130 people work with research and technology. 45 staff members are directly involved with the test facilities. They supply engineering services, design work, construction, maintenance and operation of the facilities that our researchers use to test technologies and solutions linked with the various Statoil operations.
Without the multiphase rig, would Statoil have had such an extensive research environment in Porsgrunn?
“That’s a hard question to answer. What’s certain is the fact that development of the multiphase rig and the research surrounding it have been key to Statoil for many years, but we work with lots of other things here as well – research and expertise that aren’t directly related to the test facilities. So I’d probably say we’d have been here anyway.”
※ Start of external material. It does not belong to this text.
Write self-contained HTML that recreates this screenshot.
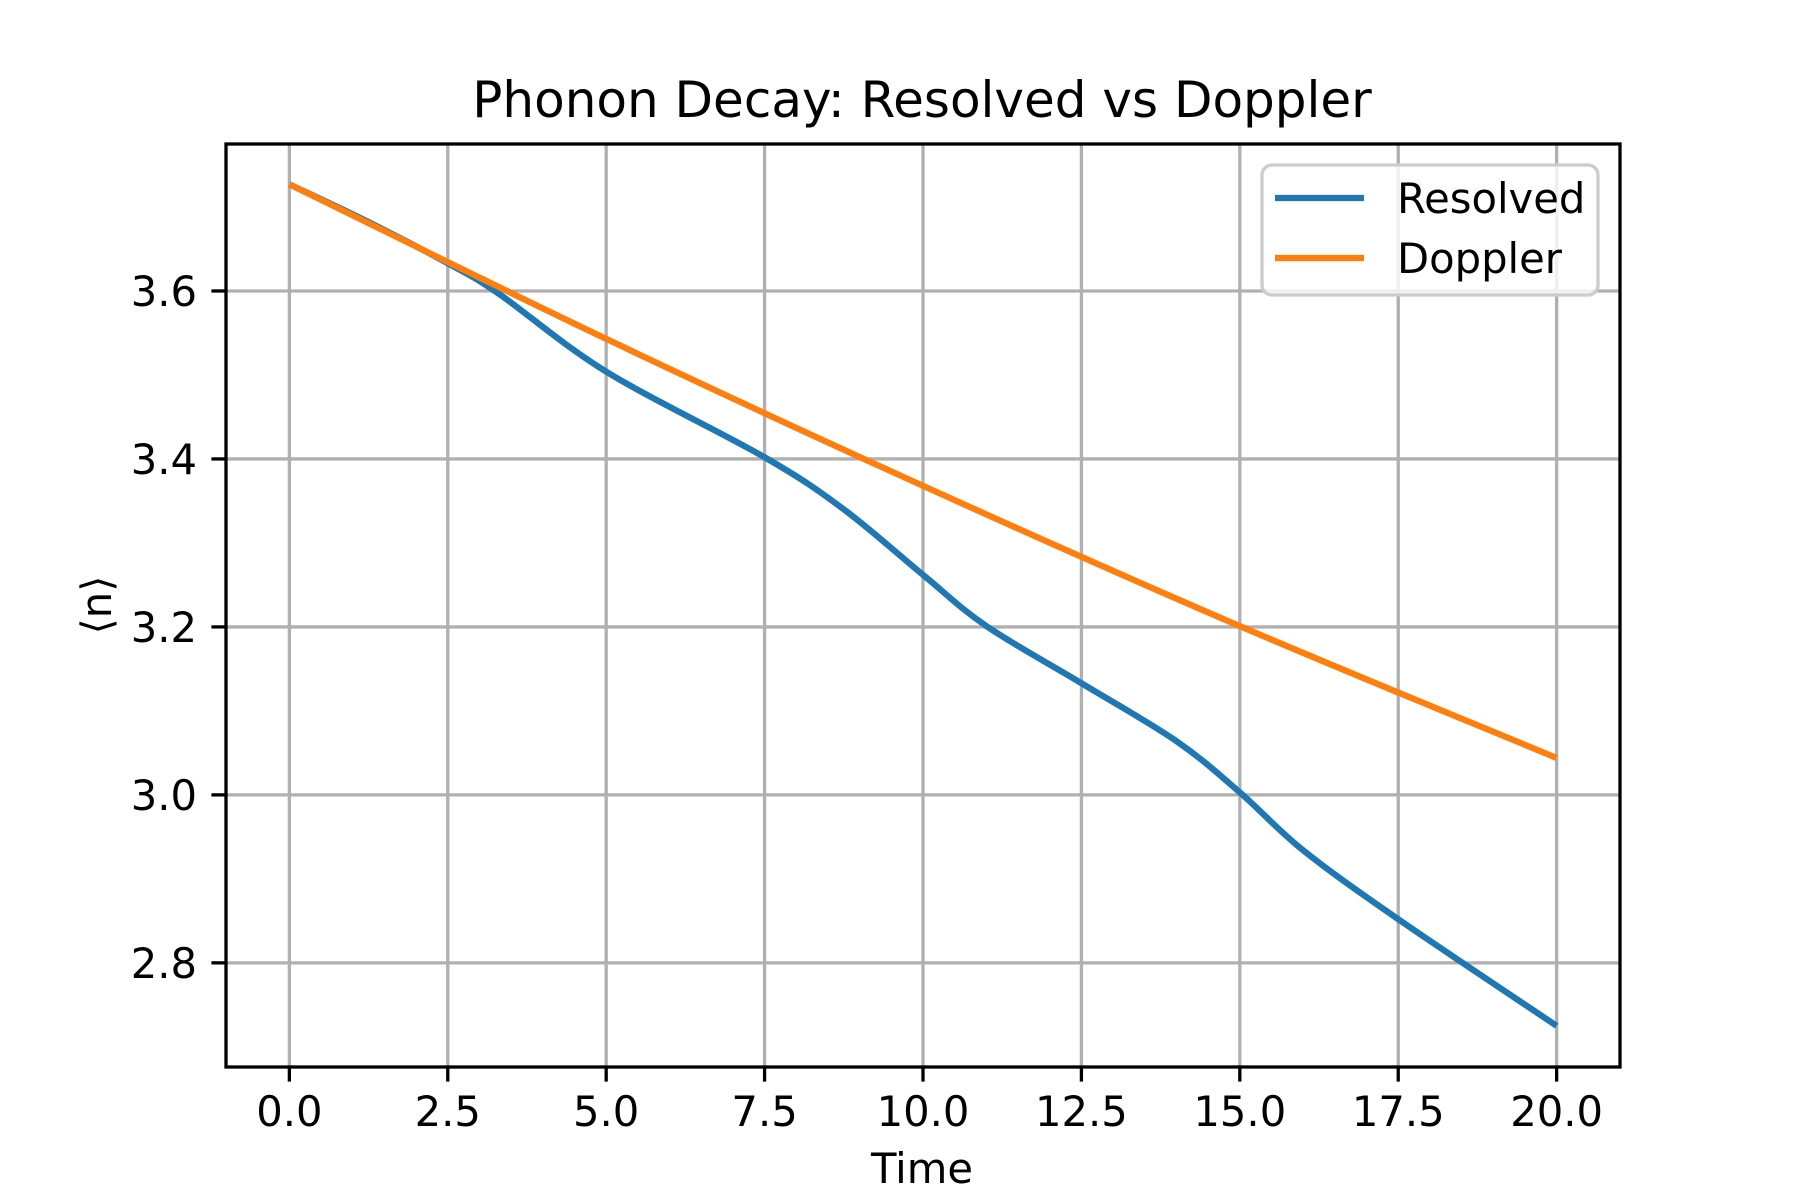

Important to be part of HIP
“We’re really pleased to be part of HIP,” says Pettersen. “We have the necessary infrastructure here, and access to qualified personnel when we need it. We enjoy good, close cooperation with Bilfinger in particular. They respond quickly to our requests. Research is changing, and it’s not always easy to predict needs. The fact that Bilfinger under the suppliers are able to turn up and help us out at short notice is a massive advantage.”
Statoil has access to large areas at the park, and the opportunity to expand. The test facility was upgraded at a cost of more than NOK 100 million a few years ago. This was done as part of a project headed by Statoil, with Bilfinger as the primary supplier.
“Most of the changes and maintenance carried out at the facility we do ourselves,” emphasises Pettersen. “Statoil has its own people who deal with engineering and carry out construction and maintenance, but we have to bring in extra personnel when we’re working on major projects.”